Technology is making it more difficult to prove who you really are. At the same time, it's providing tools to keep peace with criminals. REUTERS/Luke MacGregor
Technology is making it more difficult to prove who you really are. At the same time, it’s providing tools to keep peace with criminals. REUTERS/Luke MacGregor

Verifying identity

Some of these identification methods can no longer be counted on in isolation. While the essence of who you are can be confirmed through things like facial recognition and fingerprinting, the legal documents we so heavily rely upon today can be faked. In fact there are plenty of document verification services that have popped up to look at things like whether the font on the passport looks right, etc.

Likewise, electronic representations of people can be less than truthful. We all have a choice about how we want to present ourselves on social media, and many people create entirely false personas. In April, Facebook announced a crackdown on 30,000 fake profiles in France alone – that’s a big number.

Increasingly, behavioral analytics are coming into play to verify identity – or threats to it – by looking for differences in the way people do things.

How behavioral analytics work and how it will help

Take your smartphone, for example. Most people use a finger to unlock the phone with a PIN code. If I happen to get your pin code, I can technically break into your phone, but that may soon change. There are companies that are now looking at things like how you normally hold your phone, with which hand, and how much pressure you use when you tap on the screen. So although I may enter the right pin code, the system will be able to say, “Well, I’m not sure that’s really you because that’s not how you normally hold the phone. I have no record of you holding the phone that way” and deny access or ask for an additional verification method.

When you couple all these components together around this notion of identity, you can use some really interesting and advanced technology components to try to solve some problems…from the above “Is this person holding the phone the rightful owner or not?” to “Does this credit card transaction look normal?” to “These transactions are occurring at a time of day I would not have expected.” Credit card companies are already making good use of behavioral analytics by flagging purchases that seem unusual based on a user’s location and typical buying patterns.

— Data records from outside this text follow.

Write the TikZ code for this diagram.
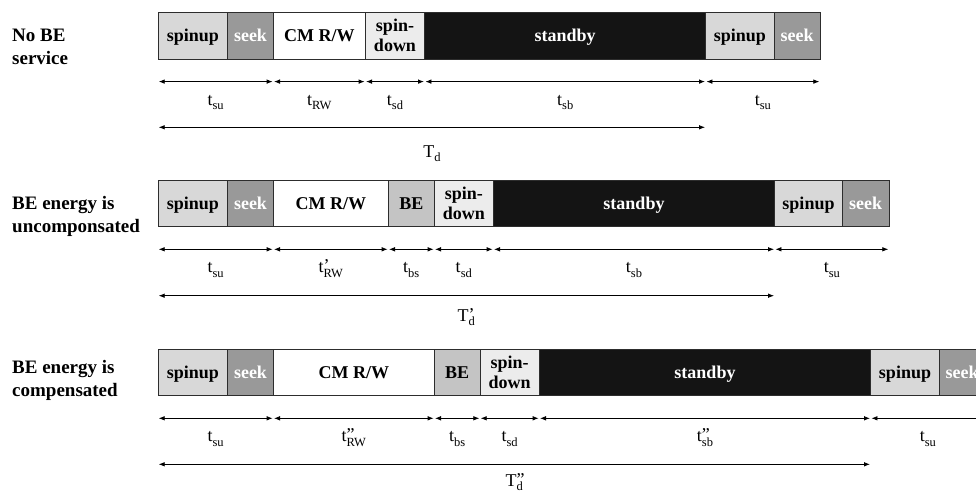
\documentclass[tikz,border=0pt]{standalone}
\usepackage{fontspec}
\setmainfont{Liberation Serif}
\usetikzlibrary{arrows.meta}

\definecolor{cEdge}{RGB}{45,45,45}
\definecolor{cSpin}{RGB}{216,216,216}
\definecolor{cSeek}{RGB}{153,153,153}
\definecolor{cDown}{RGB}{236,236,236}
\definecolor{cBE}{RGB}{196,196,196}
\definecolor{cSby}{RGB}{20,20,20}

% subscript and a prime set above it
\newcommand\lsub[1]{{\fontsize{12.5}{12.5}\selectfont\raisebox{-4.5pt}{#1}}}
\newcommand\ptop[1]{\rlap{\raisebox{1pt}{#1}}}

% one block of a timeline: name, x1, x2, y1, y2, style, text
\newcommand\blk[7]{%
  \node[seg,#6,minimum width={#3-#2},minimum height={#5-#4}]
    (#1) at ({(#2+#3)/2},{(#4+#5)/2}) {#7};}

\begin{document}
\begin{tikzpicture}[x=1pt,y=-1pt,
  seg/.style={draw=cEdge,line width=0.8pt,inner sep=0pt,outer sep=0pt,
    font=\fontsize{18}{20}\selectfont\bfseries,align=center},
  oneline/.style={text height=15pt,text depth=3pt},
  spinbox/.style={oneline,fill=cSpin},
  seekbox/.style={oneline,fill=cSeek,text=white},
  rwbox/.style={oneline,fill=white},
  downbox/.style={fill=cDown},
  sbybox/.style={oneline,fill=cSby,text=white},
  bebox/.style={oneline,fill=cBE},
  dim/.style={{Latex[length=6pt,width=4.6pt]}-{Latex[length=6pt,width=4.6pt]},
    line width=0.8pt,shorten <=0.7pt,shorten >=0.7pt},
  lab/.style={font=\fontsize{18}{18}\selectfont,anchor=base,inner sep=0pt,yshift=-23.5pt},
  biglab/.style={font=\fontsize{18}{18}\selectfont,anchor=base,inner sep=0pt},
  rowlab/.style={font=\fontsize{19}{22.5}\selectfont\bfseries,align=left,anchor=west,inner sep=0pt}
]
\useasboundingbox (0,0) rectangle (976,492);

% ---------- no BE service ----------
\node[rowlab] (h1) at (12,47) {No BE\\service};
\blk{a1}{158}{227.7}{12}{59}{spinbox}{spinup}
\blk{b1}{227.7}{273.3}{12}{59}{seekbox}{seek}
\blk{c1}{273.3}{365.3}{12}{59}{rwbox}{CM R/W}
\blk{d1}{365.3}{424.7}{12}{59}{downbox}{spin-\\down}
\blk{e1}{424.7}{705.7}{12}{59}{sbybox}{standby}
\blk{f1}{705.7}{774}{12}{59}{spinbox}{spinup}
\blk{g1}{774}{820}{12}{59}{seekbox}{seek}

\draw[dim] ([yshift=-22.6pt]a1.south west) -- ([yshift=-22.6pt]b1.south east)
  node[midway,lab] (la1) {t\lsub{su}};
\draw[dim] ([yshift=-22.6pt]c1.south west) -- ([yshift=-22.6pt]c1.south east)
  node[midway,lab] (lc1) {t\lsub{RW}};
\draw[dim] ([yshift=-22.6pt]d1.south west) -- ([yshift=-22.6pt]d1.south east)
  node[midway,lab] (ld1) {t\lsub{sd}};
\draw[dim] ([yshift=-22.6pt]e1.south west) -- ([yshift=-22.6pt]e1.south east)
  node[midway,lab] (le1) {t\lsub{sb}};
\draw[dim] ([yshift=-22.6pt]f1.south west) -- ([yshift=-22.6pt]g1.south east)
  node[midway,lab] (lf1) {t\lsub{su}};
\draw[dim] ([yshift=-68.3pt]a1.south west) -- ([yshift=-68.3pt]e1.south east);
\node[biglab] (T1) at (432,157) {T\lsub{d}};

% ---------- BE energy is uncomponsated ----------
\node[rowlab] (h2) at (12,216.5) {BE energy is\\uncomponsated};
\blk{a2}{158}{227.7}{180}{226.7}{spinbox}{spinup}
\blk{b2}{227.7}{273.3}{180}{226.7}{seekbox}{seek}
\blk{c2}{273.3}{388.3}{180}{226.7}{rwbox}{CM R/W}
\blk{x2}{388.3}{434.3}{180}{226.7}{bebox}{BE}
\blk{d2}{434.3}{493.3}{180}{226.7}{downbox}{spin-\\down}
\blk{e2}{493.3}{774.7}{180}{226.7}{sbybox}{standby}
\blk{f2}{774.7}{842.3}{180}{226.7}{spinbox}{spinup}
\blk{g2}{842.3}{889}{180}{226.7}{seekbox}{seek}

\draw[dim] ([yshift=-22.6pt]a2.south west) -- ([yshift=-22.6pt]b2.south east)
  node[midway,lab] (la2) {t\lsub{su}};
\draw[dim] ([yshift=-22.6pt]c2.south west) -- ([yshift=-22.6pt]c2.south east)
  node[midway,lab] (lc2) {t\ptop{’}\lsub{RW}};
\draw[dim] ([yshift=-22.6pt]x2.south west) -- ([yshift=-22.6pt]x2.south east)
  node[midway,lab] (lx2) {t\lsub{bs}};
\draw[dim] ([yshift=-22.6pt]d2.south west) -- ([yshift=-22.6pt]d2.south east)
  node[midway,lab] (ld2) {t\lsub{sd}};
\draw[dim] ([yshift=-22.6pt]e2.south west) -- ([yshift=-22.6pt]e2.south east)
  node[midway,lab] (le2) {t\lsub{sb}};
\draw[dim] ([yshift=-22.6pt]f2.south west) -- ([yshift=-22.6pt]g2.south east)
  node[midway,lab] (lf2) {t\lsub{su}};
\draw[dim] ([yshift=-69pt]a2.south west) -- ([yshift=-69pt]e2.south east);
\node[biglab] (T2) at (466.3,321) {T\ptop{’}\lsub{d}};

% ---------- BE energy is compensated ----------
\node[rowlab] (h3) at (12,380.5) {BE energy is\\compensated};
\blk{a3}{158}{227.7}{349.3}{395.7}{spinbox}{spinup}
\blk{b3}{227.7}{273.3}{349.3}{395.7}{seekbox}{seek}
\blk{c3}{273.3}{434.3}{349.3}{395.7}{rwbox}{CM R/W}
\blk{x3}{434.3}{480}{349.3}{395.7}{bebox}{BE}
\blk{d3}{480}{539.3}{349.3}{395.7}{downbox}{spin-\\down}
\blk{e3}{539.3}{870.7}{349.3}{395.7}{sbybox}{standby}
\blk{f3}{870.7}{939.3}{349.3}{395.7}{spinbox}{spinup}
\blk{g3}{939.3}{985}{349.3}{395.7}{seekbox}{seek}

\draw[dim] ([yshift=-22.6pt]a3.south west) -- ([yshift=-22.6pt]b3.south east)
  node[midway,lab] (la3) {t\lsub{su}};
\draw[dim] ([yshift=-22.6pt]c3.south west) -- ([yshift=-22.6pt]c3.south east)
  node[midway,lab] (lc3) {t\ptop{”}\lsub{RW}};
\draw[dim] ([yshift=-22.6pt]x3.south west) -- ([yshift=-22.6pt]x3.south east)
  node[midway,lab] (lx3) {t\lsub{bs}};
\draw[dim] ([yshift=-22.6pt]d3.south west) -- ([yshift=-22.6pt]d3.south east)
  node[midway,lab] (ld3) {t\lsub{sd}};
\draw[dim] ([yshift=-22.6pt]e3.south west) -- ([yshift=-22.6pt]e3.south east)
  node[midway,lab] (le3) {t\ptop{”}\lsub{sb}};
\draw[dim] ([yshift=-22.6pt]f3.south west) -- ([yshift=-22.6pt]g3.south east)
  node[midway,lab] (lf3) {t\lsub{su}};
\draw[dim] ([yshift=-68.6pt]a3.south west) -- ([yshift=-68.6pt]e3.south east);
\node[biglab] (T3) at (514.3,486) {T\ptop{”}\lsub{d}};
\end{tikzpicture}
\end{document}
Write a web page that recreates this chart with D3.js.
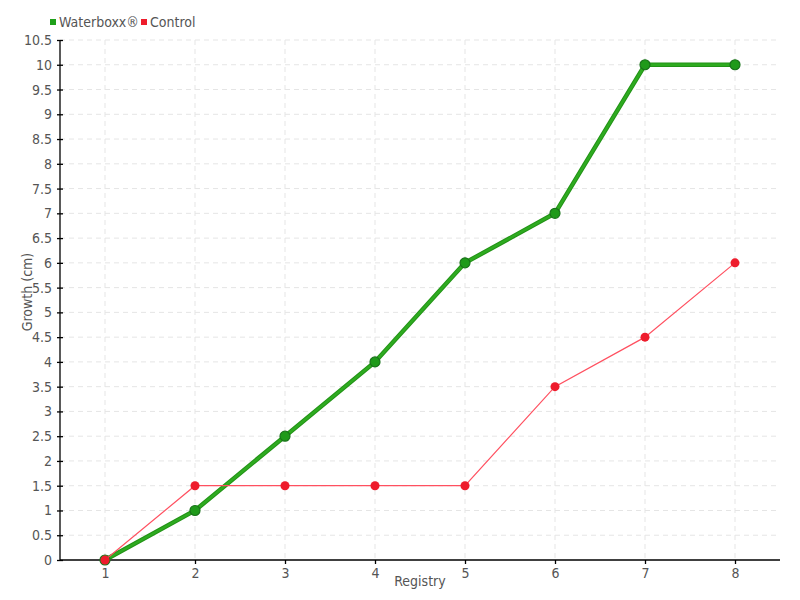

I think going further down this behavioral identity road is both fascinating and compelling. Here at Thomson Reuters, we already have a number of really valuable data sets and propositions to help reduce the risk of fraudulent, criminal  and terrorist activity through identity verification. Our CLEAR solution, as one example, was critical to identifying the perpetrators in the 2015 San Bernardino shootings, which enabled law enforcement to catch them and prevent further casualties. Our wide range of assets gives us the ability to aggregate from multiple places, better streamline the onboarding process and do the verification/risk management piece that fundamentally is what identity is trying to solve. And as more advanced behavioral analytics and algorithms come into the mix, these solutions will become even stronger.